MPI errors Centos 7.3


Click here for full thread
Clicked A Few Times
Trying to get NWChem 6.6 working on our HPC Grid running Centos 7.3.

Tried both OpenMPI and MPICH 3.0 as supplied via the Centos distribution. I can get both to compile, but they die during runtime with the following results:

Openmpi:
2:ga_iter_lsolve: dgesv failed:Received an Error in Communication


MPI_ABORT was invoked on rank 2 in communicator MPI COMMUNICATOR 3 DUP FROM 0
with errorcode 0.

NOTE: invoking MPI_ABORT causes Open MPI to kill all MPI processes.
You may or may not see output from other processes, depending on
exactly when Open MPI kills them.




MPICH:
0:geom_binvr: dsyev failed:Received an Error in Communication
application called MPI_Abort(comm=0x84000004, 0) - process 0


I've run multiple MPI test suites and as far as I can tell the core OpenMPI and MPICH infrastructures are working properly within the HPC Grid environment.

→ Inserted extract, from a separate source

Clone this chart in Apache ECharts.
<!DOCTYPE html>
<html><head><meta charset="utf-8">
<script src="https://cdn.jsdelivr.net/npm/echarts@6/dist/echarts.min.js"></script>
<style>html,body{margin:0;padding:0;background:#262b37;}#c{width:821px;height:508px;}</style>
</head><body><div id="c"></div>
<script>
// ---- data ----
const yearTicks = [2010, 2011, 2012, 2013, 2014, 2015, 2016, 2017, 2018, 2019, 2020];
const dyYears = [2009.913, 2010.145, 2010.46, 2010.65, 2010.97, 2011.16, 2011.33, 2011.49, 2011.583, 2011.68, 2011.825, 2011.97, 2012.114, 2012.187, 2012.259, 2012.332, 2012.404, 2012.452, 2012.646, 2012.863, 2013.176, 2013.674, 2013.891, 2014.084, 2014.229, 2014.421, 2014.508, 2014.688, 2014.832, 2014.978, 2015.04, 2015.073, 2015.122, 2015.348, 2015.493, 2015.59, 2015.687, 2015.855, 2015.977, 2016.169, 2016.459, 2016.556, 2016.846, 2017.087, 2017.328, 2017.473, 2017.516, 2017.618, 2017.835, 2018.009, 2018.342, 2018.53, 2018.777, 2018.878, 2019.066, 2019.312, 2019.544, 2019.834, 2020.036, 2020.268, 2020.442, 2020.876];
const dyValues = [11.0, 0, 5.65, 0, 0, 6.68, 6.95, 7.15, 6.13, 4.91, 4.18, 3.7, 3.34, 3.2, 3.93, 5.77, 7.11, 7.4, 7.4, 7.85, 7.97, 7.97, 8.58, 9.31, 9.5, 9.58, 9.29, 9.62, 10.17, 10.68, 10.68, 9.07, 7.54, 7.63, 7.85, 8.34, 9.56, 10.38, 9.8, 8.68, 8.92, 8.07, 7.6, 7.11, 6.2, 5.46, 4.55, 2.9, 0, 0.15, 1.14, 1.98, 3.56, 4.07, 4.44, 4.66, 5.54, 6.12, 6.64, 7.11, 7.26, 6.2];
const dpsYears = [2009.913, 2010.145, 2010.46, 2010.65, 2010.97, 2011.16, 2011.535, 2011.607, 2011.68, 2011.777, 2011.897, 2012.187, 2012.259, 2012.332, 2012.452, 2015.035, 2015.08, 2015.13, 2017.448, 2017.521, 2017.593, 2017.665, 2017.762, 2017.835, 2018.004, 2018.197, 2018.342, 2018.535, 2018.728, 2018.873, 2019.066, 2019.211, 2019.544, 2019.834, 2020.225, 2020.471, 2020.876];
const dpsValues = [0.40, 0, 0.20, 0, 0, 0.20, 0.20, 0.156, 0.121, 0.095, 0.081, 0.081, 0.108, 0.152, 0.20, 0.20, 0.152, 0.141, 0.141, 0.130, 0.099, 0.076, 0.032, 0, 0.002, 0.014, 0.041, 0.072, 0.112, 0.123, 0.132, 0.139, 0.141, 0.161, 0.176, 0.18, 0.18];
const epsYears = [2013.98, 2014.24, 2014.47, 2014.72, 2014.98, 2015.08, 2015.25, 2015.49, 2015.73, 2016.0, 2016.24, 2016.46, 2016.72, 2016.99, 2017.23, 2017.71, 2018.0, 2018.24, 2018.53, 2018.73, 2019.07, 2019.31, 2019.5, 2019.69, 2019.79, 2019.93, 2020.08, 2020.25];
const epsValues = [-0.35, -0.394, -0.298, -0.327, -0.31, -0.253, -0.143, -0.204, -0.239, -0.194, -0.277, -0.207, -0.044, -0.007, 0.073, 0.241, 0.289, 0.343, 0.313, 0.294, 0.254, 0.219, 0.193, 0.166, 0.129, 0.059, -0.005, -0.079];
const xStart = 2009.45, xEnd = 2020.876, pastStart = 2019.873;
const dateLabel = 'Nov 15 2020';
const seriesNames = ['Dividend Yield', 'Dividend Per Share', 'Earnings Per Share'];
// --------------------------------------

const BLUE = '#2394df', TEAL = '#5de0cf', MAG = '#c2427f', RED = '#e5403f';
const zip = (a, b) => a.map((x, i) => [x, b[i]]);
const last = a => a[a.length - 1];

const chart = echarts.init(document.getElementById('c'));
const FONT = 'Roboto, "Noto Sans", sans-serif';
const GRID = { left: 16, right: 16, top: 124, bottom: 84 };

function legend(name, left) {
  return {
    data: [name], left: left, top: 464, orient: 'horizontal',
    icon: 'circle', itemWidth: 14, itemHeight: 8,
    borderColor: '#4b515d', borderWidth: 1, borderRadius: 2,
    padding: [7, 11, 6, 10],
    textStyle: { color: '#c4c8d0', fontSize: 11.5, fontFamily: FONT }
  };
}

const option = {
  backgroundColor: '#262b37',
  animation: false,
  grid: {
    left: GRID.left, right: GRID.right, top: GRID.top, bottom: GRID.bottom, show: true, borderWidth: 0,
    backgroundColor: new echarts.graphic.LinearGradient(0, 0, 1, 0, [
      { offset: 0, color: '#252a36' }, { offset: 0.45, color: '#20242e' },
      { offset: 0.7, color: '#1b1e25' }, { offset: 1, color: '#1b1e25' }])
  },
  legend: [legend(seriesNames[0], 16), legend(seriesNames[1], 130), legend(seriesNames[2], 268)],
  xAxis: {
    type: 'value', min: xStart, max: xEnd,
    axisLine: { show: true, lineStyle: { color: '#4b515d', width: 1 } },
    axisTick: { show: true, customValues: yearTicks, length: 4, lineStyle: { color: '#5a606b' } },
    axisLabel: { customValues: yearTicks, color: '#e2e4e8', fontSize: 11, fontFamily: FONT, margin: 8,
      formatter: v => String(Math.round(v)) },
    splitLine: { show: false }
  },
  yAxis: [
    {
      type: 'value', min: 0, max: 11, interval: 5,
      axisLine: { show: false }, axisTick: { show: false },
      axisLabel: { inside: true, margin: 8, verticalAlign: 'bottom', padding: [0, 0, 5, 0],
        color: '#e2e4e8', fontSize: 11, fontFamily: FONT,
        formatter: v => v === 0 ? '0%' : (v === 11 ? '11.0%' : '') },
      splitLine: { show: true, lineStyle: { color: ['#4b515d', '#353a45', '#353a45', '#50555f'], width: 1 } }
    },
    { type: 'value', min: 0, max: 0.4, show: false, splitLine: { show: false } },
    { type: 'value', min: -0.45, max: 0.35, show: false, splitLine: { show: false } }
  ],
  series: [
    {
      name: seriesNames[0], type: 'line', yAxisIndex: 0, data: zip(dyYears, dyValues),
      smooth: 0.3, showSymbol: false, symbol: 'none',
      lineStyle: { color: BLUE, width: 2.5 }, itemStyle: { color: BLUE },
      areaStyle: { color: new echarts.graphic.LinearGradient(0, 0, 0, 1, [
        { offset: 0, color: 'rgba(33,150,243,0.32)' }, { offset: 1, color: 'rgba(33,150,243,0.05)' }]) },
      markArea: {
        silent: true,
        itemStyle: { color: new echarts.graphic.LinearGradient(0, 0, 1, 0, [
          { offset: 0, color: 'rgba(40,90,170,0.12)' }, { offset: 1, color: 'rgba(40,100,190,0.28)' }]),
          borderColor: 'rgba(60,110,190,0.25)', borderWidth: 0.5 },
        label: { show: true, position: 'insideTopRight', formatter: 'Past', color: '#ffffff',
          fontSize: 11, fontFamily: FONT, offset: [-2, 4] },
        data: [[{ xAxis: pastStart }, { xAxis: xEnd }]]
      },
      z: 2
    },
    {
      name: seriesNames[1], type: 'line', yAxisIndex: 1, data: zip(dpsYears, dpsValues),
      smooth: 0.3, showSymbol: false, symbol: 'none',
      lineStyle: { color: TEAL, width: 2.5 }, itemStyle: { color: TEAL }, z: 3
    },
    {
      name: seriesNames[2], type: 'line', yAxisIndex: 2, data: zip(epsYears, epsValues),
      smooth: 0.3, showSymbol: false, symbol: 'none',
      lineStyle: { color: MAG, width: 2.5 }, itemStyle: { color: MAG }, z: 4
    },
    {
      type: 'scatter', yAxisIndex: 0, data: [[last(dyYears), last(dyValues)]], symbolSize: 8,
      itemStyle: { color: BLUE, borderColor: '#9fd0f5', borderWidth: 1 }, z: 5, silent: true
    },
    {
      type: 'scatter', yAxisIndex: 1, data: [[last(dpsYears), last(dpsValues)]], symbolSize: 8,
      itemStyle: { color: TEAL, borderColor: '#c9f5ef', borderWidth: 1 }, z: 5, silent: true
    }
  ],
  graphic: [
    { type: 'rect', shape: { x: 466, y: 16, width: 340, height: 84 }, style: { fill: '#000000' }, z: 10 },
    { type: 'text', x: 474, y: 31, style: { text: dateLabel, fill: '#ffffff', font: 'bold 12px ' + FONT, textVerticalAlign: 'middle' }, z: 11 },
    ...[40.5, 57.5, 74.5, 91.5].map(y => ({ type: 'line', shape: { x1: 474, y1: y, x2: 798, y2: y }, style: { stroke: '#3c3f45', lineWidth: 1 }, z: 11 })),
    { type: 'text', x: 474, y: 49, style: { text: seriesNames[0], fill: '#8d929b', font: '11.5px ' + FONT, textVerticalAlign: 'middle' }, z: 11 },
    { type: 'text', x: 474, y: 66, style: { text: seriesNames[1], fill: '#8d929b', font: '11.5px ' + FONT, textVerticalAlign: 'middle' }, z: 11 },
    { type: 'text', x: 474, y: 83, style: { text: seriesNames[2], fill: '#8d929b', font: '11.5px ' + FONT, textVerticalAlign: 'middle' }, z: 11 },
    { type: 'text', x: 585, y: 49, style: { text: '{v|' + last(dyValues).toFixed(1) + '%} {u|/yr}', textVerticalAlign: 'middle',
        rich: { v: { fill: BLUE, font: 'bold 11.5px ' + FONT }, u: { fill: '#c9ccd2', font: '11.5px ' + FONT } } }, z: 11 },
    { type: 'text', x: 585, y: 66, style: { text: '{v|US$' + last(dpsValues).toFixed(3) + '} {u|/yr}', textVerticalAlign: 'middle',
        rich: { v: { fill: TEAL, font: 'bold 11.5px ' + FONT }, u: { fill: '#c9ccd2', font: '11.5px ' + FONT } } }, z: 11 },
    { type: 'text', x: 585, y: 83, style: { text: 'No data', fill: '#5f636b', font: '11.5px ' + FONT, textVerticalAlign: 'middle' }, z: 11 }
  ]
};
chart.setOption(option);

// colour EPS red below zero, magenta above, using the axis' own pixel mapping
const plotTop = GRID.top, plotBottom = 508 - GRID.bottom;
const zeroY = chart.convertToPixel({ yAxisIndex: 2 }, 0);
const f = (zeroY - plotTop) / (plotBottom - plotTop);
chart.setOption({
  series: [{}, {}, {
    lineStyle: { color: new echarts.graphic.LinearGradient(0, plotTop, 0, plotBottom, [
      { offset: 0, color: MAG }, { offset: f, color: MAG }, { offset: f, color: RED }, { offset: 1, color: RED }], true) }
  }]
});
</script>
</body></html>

OpenMPI version compiled with:
export NWCHEM_TARGET=LINUX64
export NWCHEM_MODULES=all
export NWCHEM_TOP=/mnt/research/deej/src/nwchem/6.6/nwchem-6.6

export USE_NOFSCHECK=TRUE
export USE_NOIO=TRUE

export ARMCI_NETWORK=MPI_TS
export LARGE_FILES=TRUE
export MRCC_THEORY=TRUE
export LIB_DEFINES=-DDFLT_TOT_MEM=1677721600

export USE_PYTHONCONFIG=y
export PYTHONHOME=/usr
export PYTHONVERSION=2.7
export USE_PYTHON64=y
export PYTHONLIBTYPE=so

export BLASOPT="-L/usr/lib64/atlas -llapack -lf77blas -latlas"
export HAS_BLAS=y

export SCALAPACK="-L/usr/lib64/openmpi/lib -lscalapack -lmpiblacs"
export SCALAPACK_LIBS="-L/usr/lib64/openmpi/lib -lscalapack -lmpiblacs"
export USE_SCALAPACK=y

export PATH=/usr/lib64/openmpi/bin:$PATH
export LD_LIBRARY_PATH=/usr/lib64/openmpi/lib/:$LD_LIBRARY_PATH
export USE_MPI=y
export USE_MPIF=y
export USE_MPIF4=y
export MPI_LOC=/usr/lib64/openmpi
export MPI_LIB=/usr/lib64/openmpi/lib
export MPI_INCLUDE=/usr/include/openmpi-x86_64
export LIBMPI="-pthread -m64 -I/usr/lib64/openmpi/lib -Wl,-rpath -Wl,/usr/lib64/openmpi/lib -Wl,--enable-new-dtags -L/usr/lib64/openmpi/lib -lmpi_usempi -lmpi_mpifh -lmpi"

make FC=mpif90 CC=mpicc nwchem_config NWCHEM_MODULES="all python"
make FC=mpif90 CC=mpicc >& make.log



MPICH version compiled with:

export NWCHEM_TARGET=LINUX64
export NWCHEM_MODULES=all
export NWCHEM_TOP=/mnt/research/deej/src/nwchem/6.6/nwchem-6.6

export USE_NOFSCHECK=TRUE
export USE_NOIO=TRUE

export ARMCI_NETWORK=MPI_TS
export LARGE_FILES=TRUE
export MRCC_THEORY=TRUE
export LIB_DEFINES=-DDFLT_TOT_MEM=1677721600

export USE_PYTHONCONFIG=y
export PYTHONHOME=/usr
export PYTHONVERSION=2.7
export USE_PYTHON64=y
export PYTHONLIBTYPE=so

export BLASOPT="-L/usr/lib64/atlas -llapack -lf77blas -latlas"
export HAS_BLAS=y

export SCALAPACK="-L/usr/lib64/mpich/lib -lscalapack -lmpiblacs"
export SCALAPACK_LIBS="-L/usr/lib64/mpich/lib -lscalapack -lmpiblacs"
export USE_SCALAPACK=y

export PATH=/usr/lib64/mpich/bin:$PATH
export LD_LIBRARY_PATH=/usr/lib64/mpich/lib/:$LD_LIBRARY_PATH
export USE_MPI=y
export USE_MPIF=y
export USE_MPIF4=y
export MPI_LOC=/usr/lib64/mpich
export MPI_LIB=/usr/lib64/mpich/lib
export MPI_INCLUDE=/usr/include/mpich-x86_64
export LIBMPI="-lmpichf90 -lmpich -lopa -lmpl -lrt -lpthread"

make nwchem_config NWCHEM_MODULES="all python"
make FC=/usr/lib64/mpich/bin/mpif90 >& make.log


Any help would be greatly appreciated!